Twenty-five-year-old Sgt. Gray Phillips is at a crossroads in his life: stay in the Marine Corps or get out and learn to be a civilian? He’s got forty-five days of leave to make up his mind but the people in his life aren’t making the decision any easier. His dad wants him to get out; his grandfather wants him to stay in. And his growing feelings for Sam Anderson are wreaking havoc with his heart…and his mind. He believes relationships get ruined when a Marine goes on deployment. So now he’s got an even harder decision to make: take a chance on Sam or leave love behind and give his all to the Marines.
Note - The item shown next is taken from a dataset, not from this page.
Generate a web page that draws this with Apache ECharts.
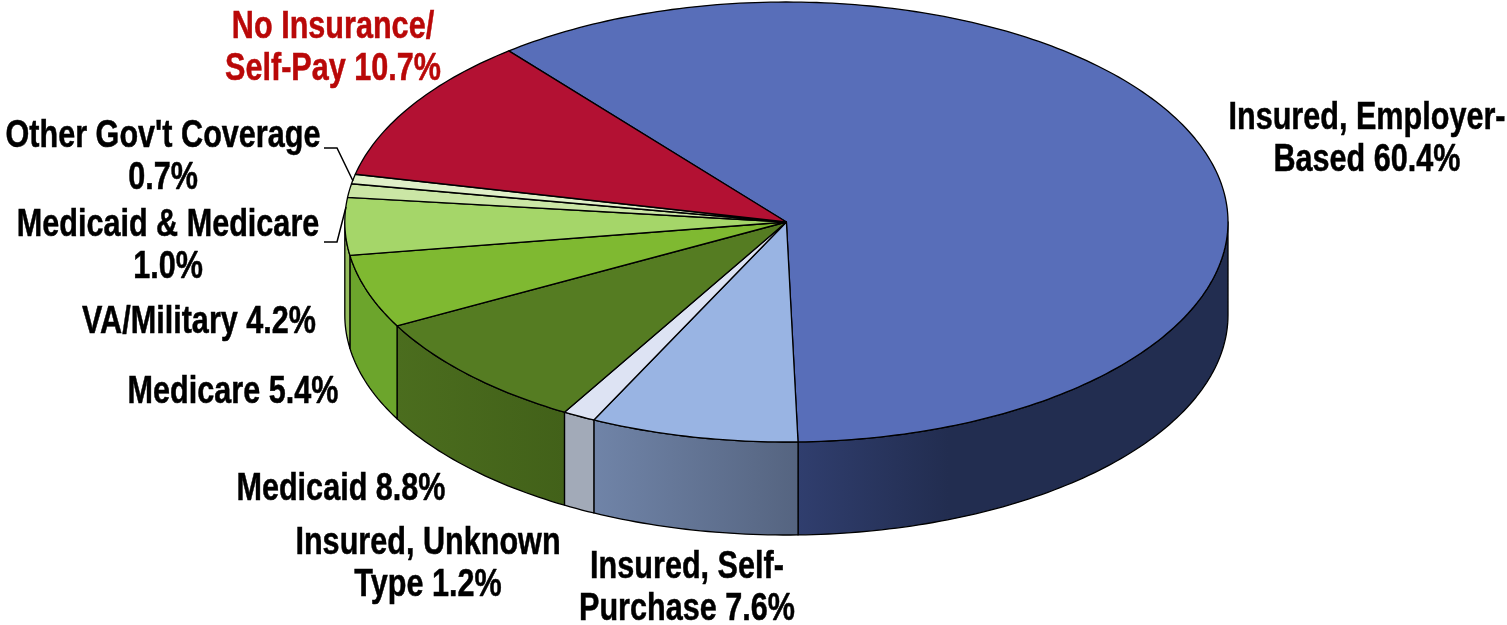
<!DOCTYPE html>
<html>
<head>
<meta charset="utf-8">
<title>Insurance coverage</title>
<script src="https://cdn.jsdelivr.net/npm/echarts@6/dist/echarts.min.js"></script>
<style>
html, body { margin: 0; padding: 0; background: #fff; }
#main { width: 1507px; height: 625px; }
</style>
</head>
<body>
<div id="main"></div>
<script>
// clockwise from the top-left edge of the blue slice
var categories = ['Insured, Employer-Based', 'Insured, Self-Purchase', 'Insured, Unknown Type', 'Medicaid', 'Medicare', 'VA/Military', 'Medicaid & Medicare', "Other Gov't Coverage", 'No Insurance/Self-Pay'];
var shares = [60.4, 7.6, 1.2, 8.8, 5.4, 4.2, 1.0, 0.7, 10.7];
var labelLines = [
    ['Insured, Employer-', 'Based 60.4%'],
    ['Insured, Self-', 'Purchase 7.6%'],
    ['Insured, Unknown', 'Type 1.2%'],
    ['Medicaid 8.8%'],
    ['Medicare 5.4%'],
    ['VA/Military 4.2%'],
    ['Medicaid & Medicare', '1.0%'],
    ["Other Gov't Coverage", '0.7%'],
    ['No Insurance/', 'Self-Pay 10.7%']
];

// styling and layout
var topColors = ['#586eb9', '#99b4e3', '#dde3f3', '#557c22', '#7fb931', '#a5d669', '#cbe6a5', '#e0f0c8', '#b31133'];
var wallColors = [
    ['#303e6e', '#222d50'], ['#7084a8', '#556480'], ['#a2aab8', '#a2aab8'],
    ['#4b6d1e', '#426119'], ['#6ca52c', '#6ca52c'], ['#94bc5c', '#94bc5c'],
    ['#a8c880', '#a8c880'], ['#b8d498', '#b8d498'], ['#801030', '#801030']
];
var labelPos = [[1367, 118.5], [687, 567.5], [428, 543.5], [341, 489.5], [233, 392.5], [199, 322.5], [168, 225.5], [163, 136.5], [333, 27.5]];
var labelColors = ['#000', '#000', '#000', '#000', '#000', '#000', '#000', '#000', '#b90808'];
var lineGap = 42.5;
var textScale = 0.805;

var cx = 786.4, cy = 222, rx = 441.6, ry = 220, depth = 93;
var startDeg = -38.95;

var total = shares.reduce(function (a, b) { return a + b; }, 0);

function sliceRange(i) {
    var before = 0;
    for (var k = 0; k < i; k++) before += shares[k];
    return [startDeg + before / total * 360, startDeg + (before + shares[i]) / total * 360];
}

// angle is clockwise from the top of the ellipse
function rimPoint(deg, drop) {
    var r = deg * Math.PI / 180;
    return [cx + rx * Math.sin(r), cy - ry * Math.cos(r) + (drop || 0)];
}

function arcPoints(a, b, drop) {
    var pts = [];
    var n = Math.max(2, Math.ceil(Math.abs(b - a)));
    for (var i = 0; i <= n; i++) pts.push(rimPoint(a + (b - a) * i / n, drop));
    return pts;
}

function renderTop(params) {
    var range = sliceRange(params.dataIndex);
    return {
        type: 'polygon',
        shape: { points: [[cx, cy]].concat(arcPoints(range[0], range[1])) },
        style: { fill: topColors[params.dataIndex], stroke: '#000', lineWidth: 1.3, lineJoin: 'round' }
    };
}

function renderWall(params) {
    var i = params.dataIndex;
    var range = sliceRange(i);
    // only the front half of the rim shows a side wall
    var a = Math.max(range[0], 90), b = Math.min(range[1], 270);
    if (b <= a) return { type: 'group', children: [] };
    var stops = i === 0
        ? [{ offset: 0, color: wallColors[i][0] }, { offset: 0.35, color: wallColors[i][1] }, { offset: 1, color: wallColors[i][1] }]
        : [{ offset: 0, color: wallColors[i][0] }, { offset: 1, color: wallColors[i][1] }];
    return {
        type: 'polygon',
        shape: { points: arcPoints(a, b, 0).concat(arcPoints(b, a, depth)) },
        style: { fill: new echarts.graphic.LinearGradient(0, 0, 1, 0, stops), stroke: '#000', lineWidth: 1.3, lineJoin: 'round' }
    };
}

function renderLabel(params) {
    var i = params.dataIndex;
    return {
        type: 'group',
        children: labelLines[i].map(function (line, k) {
            return {
                type: 'text',
                x: labelPos[i][0],
                y: labelPos[i][1] + k * lineGap,
                scaleX: textScale,
                style: {
                    text: line,
                    font: 'bold 38px "Liberation Sans", Arial, sans-serif',
                    fill: labelColors[i],
                    stroke: labelColors[i],
                    lineWidth: 0.5,
                    align: 'center',
                    verticalAlign: 'middle'
                }
            };
        })
    };
}

var rows = categories.map(function (name, i) { return { name: name, value: shares[i] }; });

function customSeries(name, fn, z) {
    return {
        type: 'custom',
        name: name,
        coordinateSystem: 'none',
        silent: true,
        animation: false,
        z: z,
        data: rows,
        renderItem: fn
    };
}

var myChart = echarts.init(document.getElementById('main'), null, { renderer: 'canvas' });
myChart.setOption({
    backgroundColor: '#fff',
    animation: false,
    // leader lines of the two smallest slices
    graphic: [
        { type: 'polyline', z: 5, shape: { points: [[324, 148], [337, 148], [353, 181]] }, style: { fill: null, stroke: '#000', lineWidth: 1.5 } },
        { type: 'polyline', z: 5, shape: { points: [[324, 242], [337, 242], [346, 207]] }, style: { fill: null, stroke: '#000', lineWidth: 1.5 } }
    ],
    series: [
        customSeries('walls', renderWall, 1),
        customSeries('tops', renderTop, 2),
        customSeries('labels', renderLabel, 3)
    ]
});
</script>
</body>
</html>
Twenty-two year old Samantha Anderson lost her husband to an IED in Afghanistan just two months after their vows. Two years later, Sam is full of regrets—that she didn’t move with her husband to Alaska; that she allowed her friends to drift away; that she hasn’t taken many chances in life. Now, she’s met Gray and taking a risk on this Marine could be her one opportunity to feel alive and in love again. But how can she risk her heart on another military man who could share the same tragic fate as her husband?
Note: Although these books are part of a series, they do not need to be read in order
***received this arc for exchange for my honest review***
Out of the all three Woodland Series- Grayson Phillips and Samantha Anderson’s story is my favorite. I love all the Woodland boys, but nothing can top the strong Grayson. I love all of Jen Frederick’s books that she has written and this one right up there with the rest of them.
Gray Phillips- Marine. On leave for the next 47 days- decides he’s going to hang out with his Marine brothers while on leave. Gray needs to figure out if he is going to re-enlist or retire from the Us Marine Corps. This break that is unusual will give him the chance to get his head straight and figure out if he wants to have the career as a Marine or civilian.
Samantha Anderson- young and widowed- her husband was killed in Afghanistan 2 years ago- only being married for 2 months. Now its been two years, still wearing her dead husbands ring, still having his things in their shared condo. After grieving for so long, and never showing an interest into dating or any guy for a matter of fact- knitting was her escape. Dropping out of school- and working as bartender.
One night – Woodland crew comes thru the bar- and that’s when Gray and Sam meet. Having a sexual encounter in the hall way- its been soo long for Sam- two years to be exact. But she wasn’t ready to give up the ring- give up on her past. Gray only wanted something temporary- he knew he was going back to San Diego.
However, when love hits you – it heads you hard- Would her grieving past and his trust issues with a cheating ex girlfriend help them grieve together?
This book is about loss, trust, and love- Its about Honor of the Corps, and its about honor of relationships.
His tongue and mouth left mine to leave a hot, wet path from my mouth, across my jaw line, and down to my neck. My leg lifted of its own accord and he took it as a sign to hitch me up higher until both my legs either dangled off the floor or wrapped around him. I chose to wrap my legs around him and was rewarded with a thick hard column pressing into my sex. We both groaned at the contact and I could feel his sound against my neck. The reverberations sent minor shocks throughout my nervous system. Holding me up against the wall, he began thrusting against me rhythmically, every impact of his hips making me hotter and wetter than I remembered I could get.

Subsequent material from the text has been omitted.